■ **TASK**: Report how many lines of the following entries include the string "Reproduce"; respond with the number alone.

■ **PROVIDED INFORMATION**:
-- begin --

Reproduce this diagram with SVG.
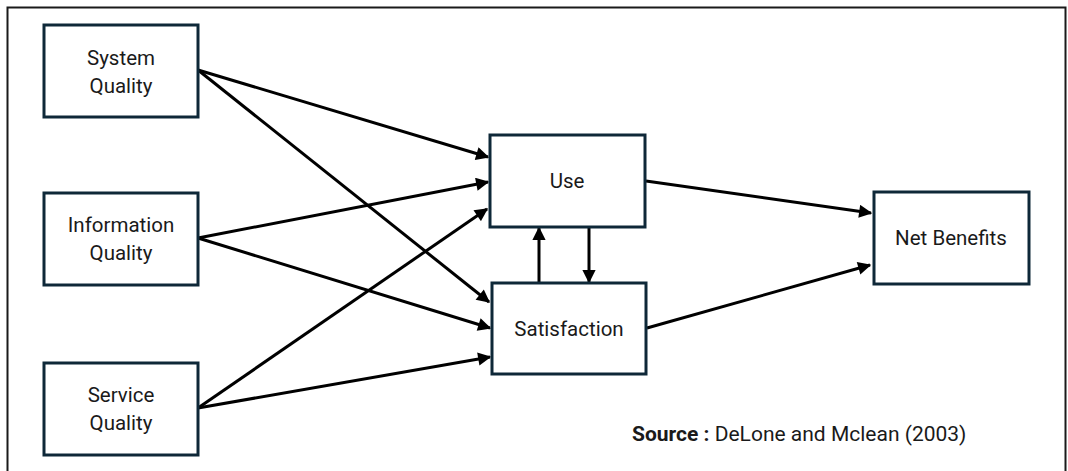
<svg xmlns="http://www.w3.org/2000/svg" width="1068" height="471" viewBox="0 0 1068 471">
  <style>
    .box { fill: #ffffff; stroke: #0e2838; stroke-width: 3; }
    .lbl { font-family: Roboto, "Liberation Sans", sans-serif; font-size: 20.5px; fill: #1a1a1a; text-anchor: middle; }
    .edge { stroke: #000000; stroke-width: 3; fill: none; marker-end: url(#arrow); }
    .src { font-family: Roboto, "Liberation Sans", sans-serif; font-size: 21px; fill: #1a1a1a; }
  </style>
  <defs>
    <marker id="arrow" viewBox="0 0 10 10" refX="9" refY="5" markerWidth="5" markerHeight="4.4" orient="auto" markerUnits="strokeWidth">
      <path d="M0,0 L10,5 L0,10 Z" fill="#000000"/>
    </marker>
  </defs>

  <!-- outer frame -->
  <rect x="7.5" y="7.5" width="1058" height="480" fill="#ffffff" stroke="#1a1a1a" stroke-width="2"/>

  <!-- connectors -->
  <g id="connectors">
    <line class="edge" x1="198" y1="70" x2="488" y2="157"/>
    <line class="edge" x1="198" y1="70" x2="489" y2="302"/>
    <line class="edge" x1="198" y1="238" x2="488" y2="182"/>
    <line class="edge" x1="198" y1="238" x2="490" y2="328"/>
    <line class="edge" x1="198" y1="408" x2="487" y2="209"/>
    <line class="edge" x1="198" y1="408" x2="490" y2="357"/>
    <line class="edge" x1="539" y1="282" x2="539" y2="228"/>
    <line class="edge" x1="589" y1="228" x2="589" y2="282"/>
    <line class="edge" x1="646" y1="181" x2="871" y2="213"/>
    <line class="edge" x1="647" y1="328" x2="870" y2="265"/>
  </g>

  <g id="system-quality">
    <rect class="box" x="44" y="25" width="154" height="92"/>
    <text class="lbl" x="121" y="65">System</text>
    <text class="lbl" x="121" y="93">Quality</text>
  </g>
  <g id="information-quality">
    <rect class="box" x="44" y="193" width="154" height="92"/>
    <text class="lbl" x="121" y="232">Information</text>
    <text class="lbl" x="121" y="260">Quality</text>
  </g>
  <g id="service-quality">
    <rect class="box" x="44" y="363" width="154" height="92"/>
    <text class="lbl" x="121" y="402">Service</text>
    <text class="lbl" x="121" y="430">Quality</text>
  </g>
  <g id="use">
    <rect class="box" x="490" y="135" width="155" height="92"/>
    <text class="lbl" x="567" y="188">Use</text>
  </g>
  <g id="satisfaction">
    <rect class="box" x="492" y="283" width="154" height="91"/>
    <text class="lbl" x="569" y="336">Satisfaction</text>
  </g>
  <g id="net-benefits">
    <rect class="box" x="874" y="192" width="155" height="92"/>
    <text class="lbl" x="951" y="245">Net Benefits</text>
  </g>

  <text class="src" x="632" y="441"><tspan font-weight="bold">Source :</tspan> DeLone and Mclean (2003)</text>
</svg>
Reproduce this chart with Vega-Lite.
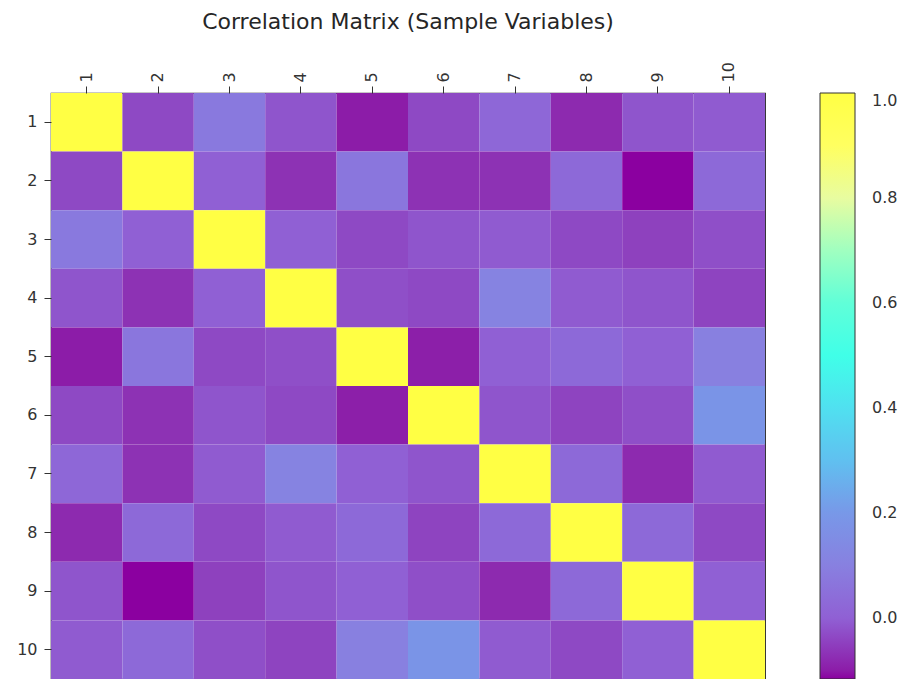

-- end --

■ **SOLUTION BELOW**: 2